> Steven Stallion wrote:
>>> Steven Stallion writes:
>>>
>>>>> Right, see
>>>>> http://gdamore.blogspot.com/2008/08/why-you-dont-want-to-force-link-modes.html
>>>>> for my most recent rant on this particular topic.
>>>>>
>>>> I'm suddenly reminded of hours spent in the lab years ago trying to
>>>> get
>>>> a
>>>> PIX and ProCurve to play nice...
>>>>
>>>> It really sounds like this behavior could be abstracted out and placed
>>>> into a capability. Essentially all you would really need is a couple
>>>> of
>>>> utility functions to simplify exposing a set of adv_ props, and to
>>>> read
>>>> (in order of 802.3 precedence) a set of config modes.
>>>>
>>> I'm not sure what "capability" means here, but I do agree with you
>>> that having an analysis tool that reads the various stable
>>> configuration and status bits and produces a human-ready report (along
>>> with a diagnosis) would be extremely useful -- and not terribly hard
>>> to write.
>>>
>>> This is something that's been discussed more than once ...
>>>
>>
>> A Nemo/GLDv3 capability (i.e.

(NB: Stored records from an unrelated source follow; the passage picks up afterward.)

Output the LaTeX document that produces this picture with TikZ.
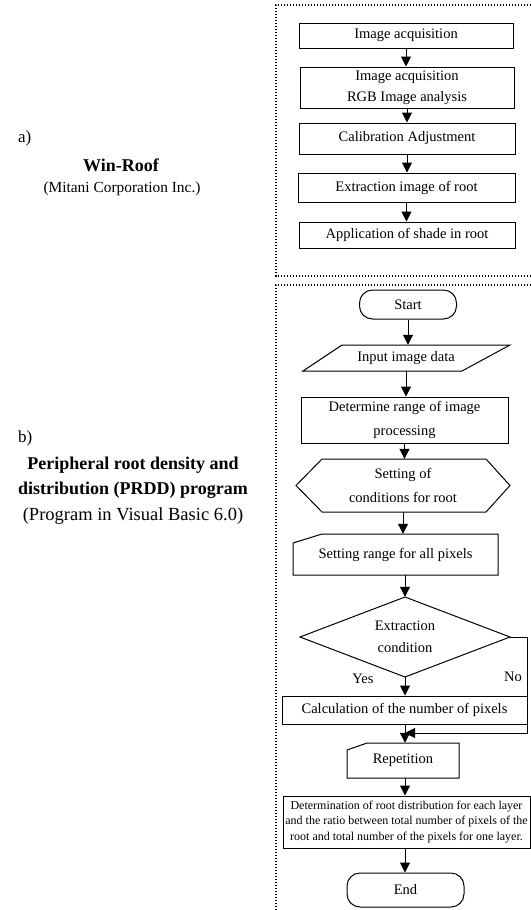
\documentclass[tikz,border=0pt]{standalone}
\usepackage{fontspec}
\setmainfont{Liberation Serif}
\usetikzlibrary{arrows.meta}
\begin{document}
\begin{tikzpicture}[x=1pt,y=-1pt,
  lw/.style={line width=1pt},
  box/.style={draw, lw, inner sep=0pt, align=center, font=\fontsize{14.5}{21}\selectfont},
  txt/.style={inner sep=0pt, align=center, font=\fontsize{14.5}{21}\selectfont},
  term/.style={box, rounded corners=13pt},
  shapeline/.style={lw, line join=miter},
  arr/.style={lw, -{Triangle[width=10pt,length=10pt]}},
  frame/.style={line width=1.6pt, dash pattern=on 1.4pt off 1.6pt},
  side/.style={inner sep=0pt, align=center},
]
\useasboundingbox (0,0) rectangle (530,910);

% ---- dotted frames
\draw[frame] (531,5) -- (276,5) -- (276,276) -- (531,276);
\draw[frame] (531,285) -- (276,285) -- (276,911);

% ---- left labels
\node[side, anchor=west, font=\fontsize{17}{20}\selectfont] (la) at (18,138) {a)};
\node[side, font=\bfseries\fontsize{18}{22}\selectfont] (lwin) at (121,165) {Win-Roof};
\node[side, font=\fontsize{15.4}{18}\selectfont] (lmit) at (122,189) {(Mitani Corporation Inc.)};

\node[side, anchor=west, font=\fontsize{17}{20}\selectfont] (lb) at (18,438) {b)};
\node[side, font=\bfseries\fontsize{18}{25.5}\selectfont] (lprdd) at (133,477.5) {Peripheral root density and\\distribution (PRDD) program};
\node[side, font=\fontsize{18.5}{22}\selectfont] (lvb) at (133,516) {(Program in Visual Basic 6.0)};

% ---- a) Win-Roof flow
\node[box, minimum width=214pt, minimum height=25pt] (a1) at (406,35.5) {Image acquisition};
\node[box, minimum width=214pt, minimum height=41pt] (a2) at (407,87.5) {Image acquisition\\RGB Image analysis};
\node[box, minimum width=216pt, minimum height=31pt] (a3) at (407,138.5) {Calibration Adjustment};
\node[box, minimum width=217pt, minimum height=29pt] (a4) at (406.5,187.5) {Extraction image of root};
\node[box, minimum width=216pt, minimum height=26pt] (a5) at (407,235) {Application of shade in root};

\draw[arr] (a1.south) -- (a1.south |- a2.north);
\draw[arr] (a2.south) -- (a2.south |- a3.north);
\draw[arr] (a3.south) -- (a3.south |- a4.north);
\draw[arr] (a4.south) -- (a4.south |- a5.north);

% ---- b) PRDD flow
\node[term, minimum width=97pt, minimum height=29pt] (st) at (408,304.5) {Start};

\node[txt, minimum width=150pt, minimum height=26pt] (inp) at (406,358) {Input image data};
\draw[shapeline] (303,371) -- (462,371) -- (510,345) -- (342,345) -- cycle;

\node[box, minimum width=207pt, minimum height=46pt, font=\fontsize{14.5}{24}\selectfont] (det) at (404.5,420) {Determine range of image\\processing};

\node[txt, minimum width=214pt, minimum height=53pt, font=\fontsize{14.5}{24}\selectfont] (hex) at (403,485.5) {Setting of\\conditions for root};
\draw[shapeline] (296,485.5) -- (322,459) -- (486,459) -- (510,485.5) -- (486,512) -- (322,512) -- cycle;

\node[txt, minimum width=205pt, minimum height=41pt] (rng) at (395.5,554.5) {Setting range for all pixels};
\draw[shapeline] (293,575) -- (293,543) -- (322,534) -- (498,534) -- (498,575) -- cycle;

\node[txt, minimum width=210pt, minimum height=80pt, font=\fontsize{14.5}{22}\selectfont] (dia) at (405,637) {Extraction\\condition};
\draw[shapeline] (405,597) -- (510,637) -- (405,677) -- (300,637) -- cycle;

\node[side, font=\fontsize{14.5}{18}\selectfont] (yes) at (363,679) {Yes};
\node[side, font=\fontsize{14.5}{18}\selectfont] (no) at (513,677) {No};

\node[box, minimum width=245pt, minimum height=28pt] (calc) at (404.5,710) {Calculation of the number of pixels};

\node[txt, minimum width=112pt, minimum height=35pt] (rep) at (403,760.5) {Repetition};
\draw[shapeline] (347,778) -- (347,750) -- (367,743) -- (459,743) -- (459,778) -- cycle;

\node[box, minimum width=247pt, minimum height=52pt, font=\fontsize{12}{15.5}\selectfont] (fin) at (406.5,822) {Determination of root distribution for each layer\\and the ratio between total number of pixels of the\\root and total number of the pixels for one layer.};

\node[term, minimum width=117pt, minimum height=34pt] (en) at (405.5,890) {End};

\coordinate (merge) at (405,733);
\coordinate (nocorner) at (527,733);

\draw[arr] (st.south) -- (st.south |- inp.north);
\draw[arr] (inp.south) -- (inp.south |- det.north);
\draw[arr] (det.south) -- (det.south |- hex.north);
\draw[arr] (hex.south) -- (hex.south |- rng.north);
\draw[arr] (rng.south -| dia.north) -- (dia.north);
\draw[arr] (dia.south) -- (dia.south |- calc.north);
\draw[arr] (calc.south -| merge) -- (merge |- rep.north);
\draw[arr] (dia.east) -| (nocorner) -- (merge);
\draw[arr] (rep.south -| merge) -- (merge |- fin.north);
\draw[arr] (fin.south -| merge) -- (merge |- en.north);
\end{tikzpicture}
\end{document}
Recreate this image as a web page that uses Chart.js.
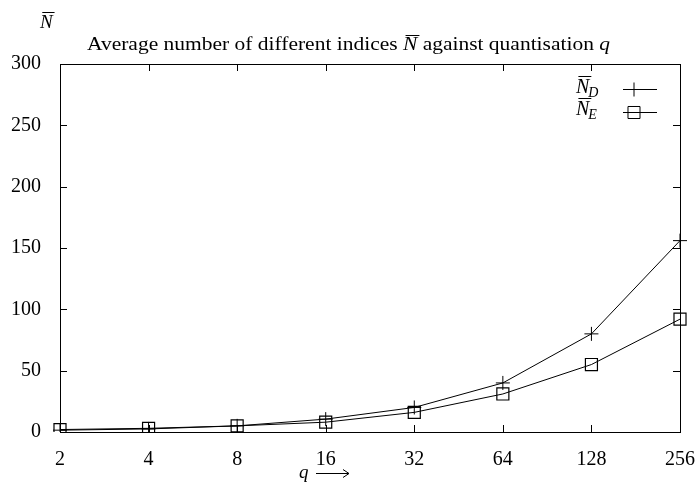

MAC_CAPAB_ADV or somesuch).
>>
>> Essentially a driver which wants to use this cap would register a couple
>> of callbacks so Nemo could request what the device will advertise and
>> provide a utility function or two for getting any en_ modes which have
>> been set by the user.
>>
>> As far as stable status bits, this pretty well limits the cap to devices
>> which support MII/GMII/XGMII xcvrs.
>>
>> Right now, I am also working on adding 802.3 MII/GMII support as a
>> capability to Nemo; this just seemed to be another cap that could be
>> added
>> (pretty simply actually) which would life a little easier for driver
>> dev's.
>>
>
> Actually, the current approach, where MII bits are expressed directly,
> is pretty simple for most devices.  The reason for this is that most
> devices (at least modern ones) actually expose MII registers directly to
> the driver, and so there is a one-to-one correspondence between what
> gets requested and what gets set.  Trying to abstract this further would
> actually make *more* work for such drivers.
>
> Now there are *some* devices (some dnet variants using SYM are good
> examples... mxfe has the same problem) where the MII registers are *not*
> exposed, but abstracted somehow.  This is mostly older devices, designed
> before 802.3u was ratified, and they have more work to do.  I'd rather
> leave the work for those devices, and keep the more modern ones simple.

Fair enough. ;)

I think the real thrust of what I was suggesting was to provide a utility
function to return a list of configured modes to help during negotiation.